Pictures of the head of the Beltran Leyva drug cartel Hector Beltran Leyva are seen displayed on a television screen during a news conference at the Attorney General's Office building in Mexico City October 1, 2014, in this handout courtesy of the office. Hector Beltran Leyva, head of a family crime syndicate that waged a bloody conflict in Mexico with a former ally, drug kingpin Joaquin "Shorty" Guzman, was captured on Wednesday, an interior ministry source said. REUTERS/Attorney General's Office/Handout via Reuters

Mexico's government has arrested another high-profile drug leader with the capture of Héctor Beltrán Leyva, the alleged leader of a family-run drug cartel. The Associated Press reports that soldiers arrested Leyva, 49, at a seafood restaurant in San Miguel de Allende, Guanajuato, Mexico.

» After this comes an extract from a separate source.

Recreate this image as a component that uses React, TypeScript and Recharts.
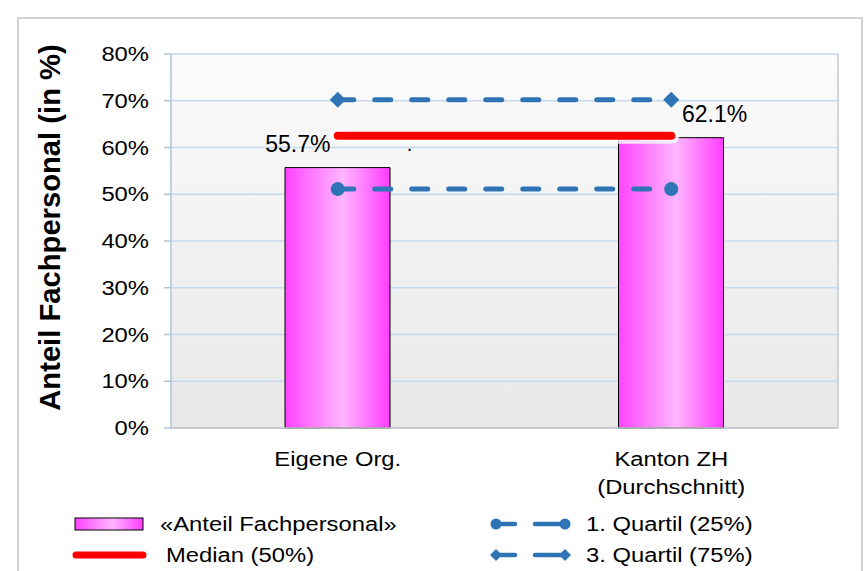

"Obviously this is not the Beltrán Leyvas' organization in its strongest moment ... but it continues to be a criminal organization capable of generating localized violence in some states," Mexican security expert Jorge Chabat said to the AP.

This marks the ninth capture of a cartel leader by Mexico's government since 2009. President Enrique Peña Nieto took to Twitter on Wednesday night to address the arrest of Beltrán Leyva. "This action proves the effectiveness of the public policy of security and law enforcement to achieve the Mexico at peace that we desire," read his tweet, translated from Spanish to English.

Here are four fast facts about Héctor Beltrán Leyva:

1. Beltrán Leyva (also known as "The Engineer" or "The H") was born on Feb. 16, 1965 in the state of Sinaloa. He is indicted in New York and District of Columbia courts with a bounty of $5 million for his capture in the U.S. and $3.7 million in Mexico.

2. Leyva took over the reigns of the family drug cartel after his brother, Arturo, was killed in 2009 by soldiers. His two other brothers are jailed due to cartel-related activities.

3. The Beltrán Leyva cartel is said to have had power in parts of central Mexico and the state of Morelos. After the arrests and death of Leyva's siblings, the cartel lost some momentum but according to the U.S. Treasury Department, the cartel was regaining its control since November 2013.

4. Federal criminal investigations chief Tomás Zerón revealed that Beltrán Leyvas was living as a businessman selling real estate and art after acquiring the family cartel.